Und doch ist alles richtig. Man hat nur übersehen, dass alles einmalig ist, auch Eindrücke einer Landschaft. In einem guten Moment hat man einen großen, tiefen Eindruck von einem Stück Natur, der haften bleibt, und verlangt nun von derselben Natur, dass sie beim wiederholten Betrachten auch den ersten Eindruck wiederhole. Das ist der Irrtum. Die Natur besteht für sich. Sie ist für den Betrachter immer das, was er aus ihr macht. ... Ja, ich glaube, die Natur gibt nur das Stichwort, den angehäuften Formungsdrang im Künstler zur Entladung zu bringen.“

Fortsetzung nach 1945
Wie nur wenige Künstler mit ihm, zu denen besonders Mollenhauer, aber auch Eduard Bischoff und einige andere ostpreußische Maler zu rechnen sind, hat Eulenstein mit seinem Schaffen nach 1945, obwohl fern von Nidden, die Tradition dieser Künstlerkolonie fortgesetzt.

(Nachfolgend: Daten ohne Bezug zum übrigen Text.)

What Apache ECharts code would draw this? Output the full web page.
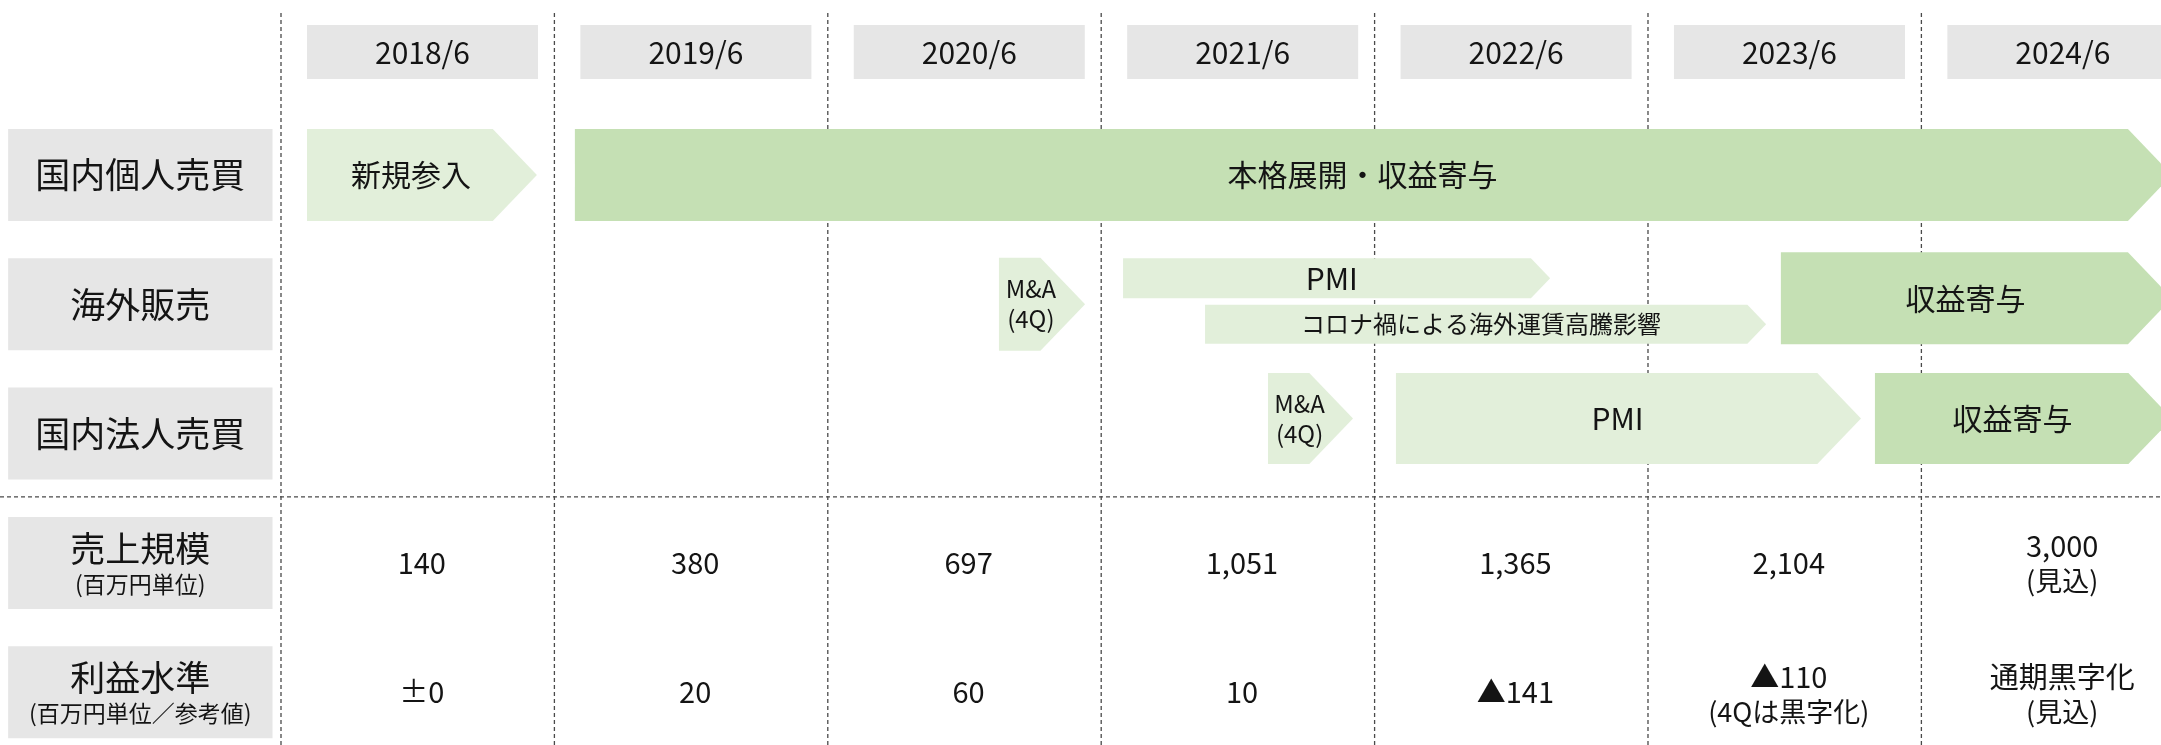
<!DOCTYPE html>
<html><head><meta charset="utf-8">
<script src="https://cdn.jsdelivr.net/npm/echarts@6/dist/echarts.min.js"></script>
<style>html,body{margin:0;padding:0;background:#fff}#chart{width:2161px;height:745px}</style>
</head><body><div id="chart"></div>
<script>
// ---------------- data ----------------
const periods = ['2018/6','2019/6','2020/6','2021/6','2022/6','2023/6','2024/6'];
const rowLabels = ['国内個人売買','海外販売','国内法人売買'];
const metricLabels = ['売上規模','利益水準'];
const metricUnits = ['(百万円単位)','(百万円単位／参考値)'];
const salesValues = ['140','380','697','1,051','1,365','2,104','3,000'];
const salesNotes = ['','','','','','','(見込)'];
const profitValues = ['±0','20','60','10','▲141','▲110','通期黒字化'];
const profitNotes = ['','','','','','(4Qは黒字化)','(見込)'];

// timeline phases (x in years from 2018/6 column start)
const arrowRow   = [0, 0, 1, 1, 1, 1, 2, 2, 2];
const arrowLabel = ['新規参入','本格展開・収益寄与','M&A\n(4Q)','PMI','コロナ禍による海外運賃高騰影響','収益寄与','M&A\n(4Q)','PMI','収益寄与'];
const arrowStart = [0.095, 1.075, 2.626, 3.080, 3.380, 5.486, 3.610, 4.078, 5.830];
const arrowEnd   = [0.936, 6.917, 2.941, 4.642, 5.432, 6.917, 3.921, 5.779, 6.917];
const arrowTone  = ['light','dark','light','light','light','dark','light','light','dark'];

// ---------------- layout / style ----------------
const X_MIN = -1.0278, X_MAX = 6.8764;
const Y_MIN = -0.3534, Y_MAX = 5.4084;
const HEADER_V = 0.049;
const FONT = '"Noto Sans CJK JP", "Noto Sans", sans-serif';
const INK = '#141414';
const GRAY = '#e6e6e6';
const TONES = {light:'#e2efda', dark:'#c5e0b4'};
const arrowLayout = [
  {dy:0,h:92},{dy:0,h:92},
  {dy:0,h:93},{dy:-26,h:40},{dy:20,h:39},{dy:-6,h:92},
  {dy:-15,h:91},{dy:-15,h:91},{dy:-15,h:91}
];
const DASH = {stroke:'#4a4a4a', lineWidth:1.3, lineDash:[4,3]};

function idx(arr){ return arr.map((_, i) => [i, 0]); }

function valueText(p, main, note, d1, d2){
  const kids = [];
  if (note) {
    kids.push({type:'text', style:{text:main, x:p[0], y:p[1]+d1, align:'center', verticalAlign:'middle',
      fontSize:29, fontFamily:FONT, fill:INK}});
    kids.push({type:'text', style:{text:note, x:p[0], y:p[1]+d2, align:'center', verticalAlign:'middle',
      fontSize:27, fontFamily:FONT, fill:INK}});
  } else {
    kids.push({type:'text', style:{text:main, x:p[0], y:p[1], align:'center', verticalAlign:'middle',
      fontSize:29, fontFamily:FONT, fill:INK}});
  }
  return {type:'group', children:kids};
}

const option = {
  animation: false,
  backgroundColor: '#ffffff',
  grid: {left:0, right:0, top:0, bottom:0, containLabel:false},
  xAxis: {type:'value', min:X_MIN, max:X_MAX, show:false},
  yAxis: {type:'value', min:Y_MIN, max:Y_MAX, inverse:true, show:false},
  series: [
    { // vertical dividers
      type:'custom', silent:true, z:1, data: idx(periods),
      renderItem(params, api){
        const i = params.dataIndex;
        const a = api.coord([i, Y_MIN + 13/129.3]);
        const b = api.coord([i, Y_MAX]);
        return {type:'line', shape:{x1:a[0], y1:a[1], x2:b[0], y2:b[1]}, style:DASH};
      }
    },
    { // horizontal divider between timeline and metrics
      type:'custom', silent:true, z:1, data:[[0,0]],
      renderItem(params, api){
        const a = api.coord([X_MIN, 3.49]);
        const b = api.coord([X_MAX, 3.49]);
        return {type:'line', shape:{x1:a[0], y1:a[1], x2:b[0], y2:b[1]}, style:DASH};
      }
    },
    { // header boxes
      type:'custom', silent:true, z:2, data: idx(periods),
      renderItem(params, api){
        const i = params.dataIndex;
        const a = api.coord([i + 0.095, HEADER_V]);
        const b = api.coord([i + 0.940, HEADER_V]);
        const h = 54;
        return {type:'group', children:[
          {type:'rect', shape:{x:a[0], y:a[1]-h/2, width:b[0]-a[0], height:h}, style:{fill:GRAY}},
          {type:'text', style:{text:periods[i], x:(a[0]+b[0])/2, y:a[1]+1, align:'center', verticalAlign:'middle',
            fontSize:30, fontFamily:FONT, fill:INK}}
        ]};
      }
    },
    { // row label boxes
      type:'custom', silent:true, z:2, data: idx(rowLabels.concat(metricLabels)),
      renderItem(params, api){
        const i = params.dataIndex;
        const a = api.coord([-0.998, i + 1]);
        const b = api.coord([-0.031, i + 1]);
        const h = 92, cx = (a[0]+b[0])/2;
        const kids = [{type:'rect', shape:{x:a[0], y:a[1]-h/2, width:b[0]-a[0], height:h}, style:{fill:GRAY}}];
        if (i < rowLabels.length) {
          kids.push({type:'text', style:{text:rowLabels[i], x:cx, y:a[1], align:'center', verticalAlign:'middle',
            fontSize:35, fontFamily:FONT, fill:INK}});
        } else {
          const m = i - rowLabels.length;
          kids.push({type:'text', style:{text:metricLabels[m], x:cx, y:a[1]-14, align:'center', verticalAlign:'middle',
            fontSize:35, fontFamily:FONT, fill:INK}});
          kids.push({type:'text', style:{text:metricUnits[m], x:cx, y:a[1]+21, align:'center', verticalAlign:'middle',
            fontSize:23, fontFamily:FONT, fill:INK}});
        }
        return {type:'group', children:kids};
      }
    },
    { // timeline arrows
      type:'custom', silent:true, z:3, data: idx(arrowLabel),
      renderItem(params, api){
        const i = params.dataIndex;
        const L = arrowLayout[i];
        const p0 = api.coord([arrowStart[i], arrowRow[i] + 1]);
        const p1 = api.coord([arrowEnd[i], arrowRow[i] + 1]);
        const cy = p0[1] + L.dy, h = L.h, d = h * 0.48;
        const x0 = p0[0], x2 = p1[0], x1 = x2 - d;
        const lab = arrowLabel[i];
        const fs = lab.indexOf('\n') >= 0 ? 24 : (lab.length > 10 ? 24 : 30);
        return {type:'group', children:[
          {type:'polygon', shape:{points:[[x0,cy-h/2],[x1,cy-h/2],[x2,cy],[x1,cy+h/2],[x0,cy+h/2]]},
            style:{fill:TONES[arrowTone[i]]}},
          {type:'text', style:{text:lab, x:(x0+x2)/2 - d/4, y:cy, align:'center', verticalAlign:'middle',
            fontSize:fs, lineHeight:30, fontFamily:FONT, fill:INK}}
        ]};
      }
    },
    { // metric values (sales row)
      type:'custom', silent:true, z:3, data: idx(salesValues),
      renderItem(params, api){
        const i = params.dataIndex;
        const p = api.coord([i + 0.515, 4]);
        return valueText(p, salesValues[i], salesNotes[i], -17, 18);
      }
    },
    { // metric values (profit row)
      type:'custom', silent:true, z:3, data: idx(profitValues),
      renderItem(params, api){
        const i = params.dataIndex;
        const p = api.coord([i + 0.515, 5]);
        return valueText(p, profitValues[i], profitNotes[i], -15, 20);
      }
    }
  ]
};

const chart = echarts.init(document.getElementById('chart'), null, {renderer:'canvas', width:2161, height:745});
chart.setOption(option);
</script>
</body></html>
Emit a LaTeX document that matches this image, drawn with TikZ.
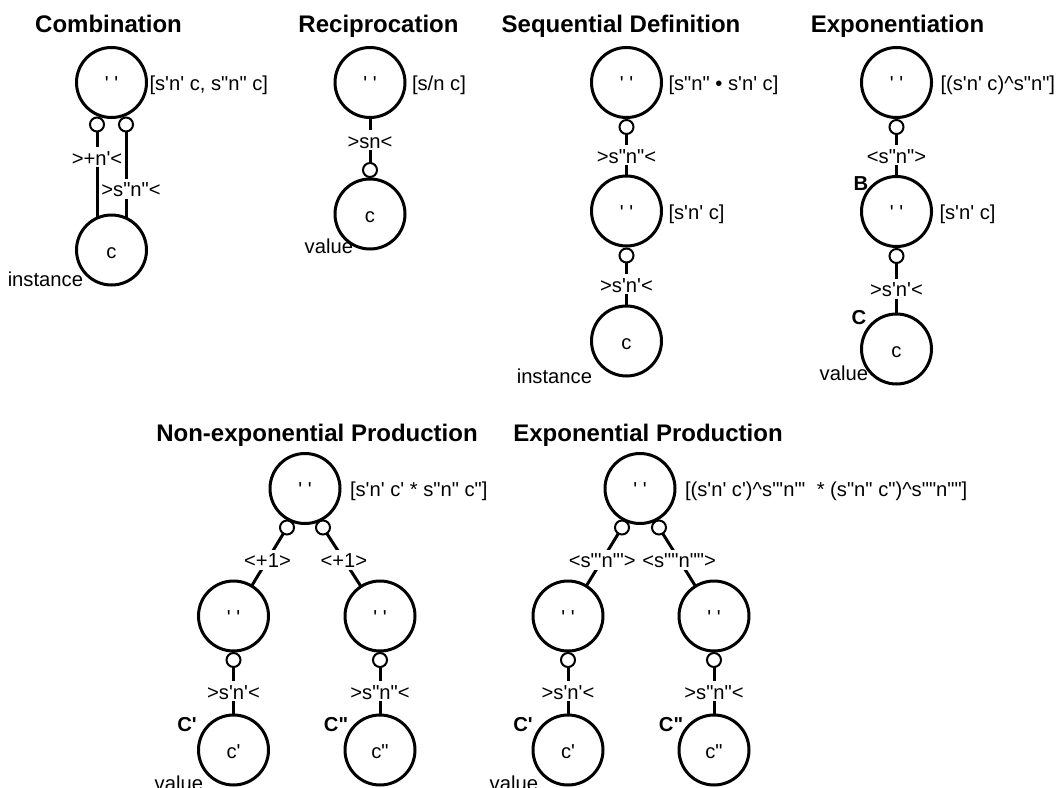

Das ist im europäischen Vergleich etwas Außergewöhnliches und gehört zur besonderen Bedeutung Eulensteins, die gerade auch in der Ausstellung in Memel wieder richtig entdeckt werden kann.

Entsprechend der sehr ungleichen Erhaltungssituation des Werkes von und nach 1945 zeigt die Ausstellung vor allem das spätere Werk von 1946 bis 1967. Beginnend mit einem sehr hellfarbigen, fast ein wenig zögernd gemalten Aquarell von Niddener Fischerhäusern kommen sehr bald kräftige Aquarellfarben auf und in der von Eulenstein bevorzugten Temperatechnik starke Farben und große, vereinfachende Formen. Menschen charakterisiert er in ihren Schicksalen. Zunehmend ringen Form und Farbe um die Vorherrschaft in den Bildern. Die Farbe gewinnt zuletzt. Dennoch geht Eulenstein nicht ins Abstrakte. Er bleibt den Menschen und Landschaften seiner Heimat treu, auch wenn er sie ab 1945 nicht mehr unmittelbar erleben konnte.